The simplest is its GET() function, which attempts to download a URL and attempts to parse it if its type is HTML; only
if those steps succeed does it pull the href="" attributes of all the anchor tags () to learn the additional pages to
which the current page has links. Because any of these links might be relative URLs, it calls urljoin() on every one of
them to supply any base components that they might lack.
For each URL that the GET() function discovers in the text of the page, it returns a tuple stating that it would like
the scraping engine to call itself on the URL it has discovered, unless the engine knows that it has done so already.
The engine itself merely needs to keep up with which combinations of functions and URLs it has already invoked
so that a URL that appears again and again on the web site gets visited only once. It keeps a set of URLs it has seen
before and another of URLs that have not yet been visited, and it continues looping until the latter set is finally empty.
You can run this scraper against a big public web site, like httpbin.
$ python rscrape1.py http://httpbin.org/
Or you can run it against the small static site whose web server you started up a few paragraphs ago—and, alas,
this scraper will find only the two links that appear literally in the HTML as first delivered by the HTTP response.
$ python rscrape1.py http://127.0.0.1:8000/
GET http://127.0.0.1:8000/
GET http://127.0.0.1:8000/page1.html
GET http://127.0.0.1:8000/page2.html
Two ingredients are needed if the scraper is to see more.
First, you will need to load the HTML in a real browser so that the JavaScript can run and load the rest of the page.

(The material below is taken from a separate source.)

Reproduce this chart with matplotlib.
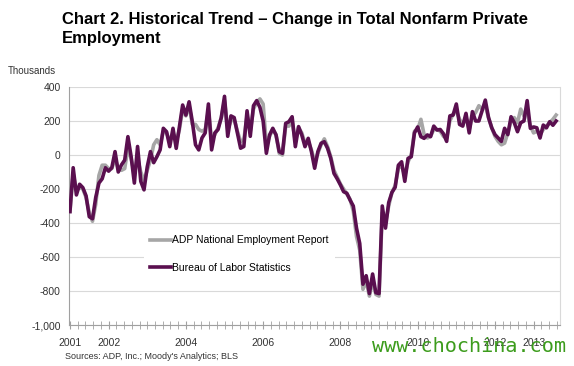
import numpy as np
import matplotlib
matplotlib.use('Agg')
import matplotlib.pyplot as plt
from matplotlib.ticker import FuncFormatter


# monthly change, thousands, Jan 2001 - Aug 2013
bls = [
    -333, -75, -235, -172, -192, -240, -363, -375, -250, -165, -140, -75,    # 2001
    -95, -75, 20, -100, -58, -30, 108, -10, -165, 50, -155, -205,            # 2002
    -70, 20, -45, -10, 30, 157, 137, 49, 157, 39, 167, 294,                  # 2003
    235, 313, 196, 60, 30, 100, 130, 300, 30, 130, 150, 220,                 # 2004
    345, 110, 230, 220, 130, 40, 50, 260, 110, 290, 320, 280,                # 2005
    200, 10, 118, 157, 118, 20, 10, 186, 196, 225, 49, 167,                  # 2006
    118, 49, 98, 20, -78, 20, 69, 78, 40, -20, -108, -140,                   # 2007
    -176, -216, -225, -265, -300, -430, -520, -760, -710, -815, -700, -810,  # 2008
    -815, -300, -430, -280, -220, -190, -60, -40, -155, -20, -10, 130,       # 2009
    165, 108, 98, 118, 108, 170, 147, 150, 125, 80, 230, 235,                # 2010
    300, 180, 170, 245, 130, 255, 200, 200, 260, 323, 220, 160,              # 2011
    120, 100, 80, 157, 120, 225, 190, 137, 190, 200, 320, 157,               # 2012
    165, 160, 100, 176, 160, 196, 175, 200,                                  # 2013
]
adp = [
    -330, -110, -210, -190, -200, -250, -340, -390, -290, -120, -60, -60,
    -80, -80, -20, -80, -90, -80, 40, -20, -110, -20, -100, -150,
    -90, -30, 60, 90, 60, 140, 130, 80, 130, 80, 150, 270,
    230, 290, 180, 180, 150, 140, 150, 260, 90, 120, 160, 220,
    320, 150, 200, 210, 140, 80, 90, 230, 140, 270, 310, 330,
    300, 60, 110, 150, 120, 10, 0, 170, 170, 200, 80, 160,
    130, 70, 80, 30, -40, 10, 60, 95, 50, -10, -90, -130,
    -170, -200, -230, -260, -330, -480, -560, -790, -740, -830, -740, -820,
    -830, -340, -400, -300, -220, -180, -80, -60, -120, -40, 0, 140,
    150, 210, 120, 100, 110, 150, 150, 140, 110, 100, 200, 240,
    260, 210, 180, 220, 150, 230, 250, 290, 270, 290, 220, 160,
    110, 80, 60, 70, 130, 200, 220, 190, 270, 230, 250, 170,
    130, 140, 120, 150, 170, 190, 210, 235,
]
year_labels = ['2001', '2002', '2004', '2006', '2008', '2010', '2012', '2013']
year_pos = [0, 12, 36, 60, 84, 108, 132, 144]

plt.rcParams['font.family'] = ['Liberation Sans', 'DejaVu Sans']

fig = plt.figure(figsize=(5.74, 3.66), dpi=100)
ax = fig.add_axes([0.1202, 0.112, 0.8554, 0.6503])

months = np.arange(len(bls))
ax.plot(months, adp, color='#a6a6a6', lw=2.6, solid_joinstyle='round',
        label='ADP National Employment Report', zorder=3)
ax.plot(months, bls, color='#5a0f4f', lw=2.6, solid_joinstyle='round',
        label='Bureau of Labor Statistics', zorder=4)

ax.set_xlim(-0.3, 152.2)
ax.set_ylim(-1000, 400)
ax.set_yticks(np.arange(-1000, 401, 200))
ax.yaxis.set_major_formatter(FuncFormatter(lambda v, p: f'{int(v):,}'))
ax.grid(axis='y', color='#d9d9d9', lw=0.8)
ax.set_axisbelow(True)

ax.set_xticks(year_pos)
ax.set_xticklabels(year_labels)
ax.set_xticks(np.arange(0, 153, 2.4), minor=True)
ax.tick_params(axis='x', which='both', direction='inout', length=6,
               color='#a0a0a0', labelsize=7.5, labelcolor='#333333', pad=6)
ax.tick_params(axis='y', length=0, labelsize=7.5, labelcolor='#333333', pad=6)

ax.spines['top'].set_visible(False)
ax.spines['left'].set_color('#a0a0a0')
ax.spines['bottom'].set_color('#a0a0a0')
ax.spines['right'].set_color('#d9d9d9')

leg = ax.legend(loc='upper left', bbox_to_anchor=(0.142, 0.425), fontsize=7.5,
                frameon=True, facecolor='white', edgecolor='none', framealpha=1,
                handlelength=2.0, handletextpad=0.1, labelspacing=1.7,
                borderpad=0.6, fancybox=False)

fig.text(0.108, 0.967, 'Chart 2. Historical Trend \u2013 Change in Total Nonfarm Private\nEmployment',
         fontsize=12, fontweight='bold', va='top', ha='left', linespacing=1.3)
fig.text(0.014, 0.806, 'Thousands', fontsize=7, va='center', ha='left', color='#333333')
fig.text(0.113, 0.027, "Sources: ADP, Inc.; Moody's Analytics; BLS", fontsize=6.5,
         va='center', ha='left', color='#333333')
fig.text(0.986, 0.052, 'www.chochina.com', fontsize=14.5, family='DejaVu Sans Mono',
         color='#3c9c1c', ha='right', va='center')

fig.savefig('out.png', dpi=100)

Second, you will need to have a second operation besides GET() that takes a deep breath and clicks the Search
button to see what lies behind it.
This is the sort of operation that should never, under any circumstances, be part of an automated scraper
designed to pull general content from a public web site because, as you have learned at length by this point, form
submission is expressly designed for user actions, especially if backed by a POST operation. (In this case, the form
does a GET and is thus at least a little safer.) However, in this case, you have studied this small site and have concluded
that clicking the button should be safe.
Note that Listing 11-14 can simply reuse the engine from the previous scraper because the engine was not tightly
coupled to any particular opinion of what functions it should call. It will call any functions that are submitted to it as work.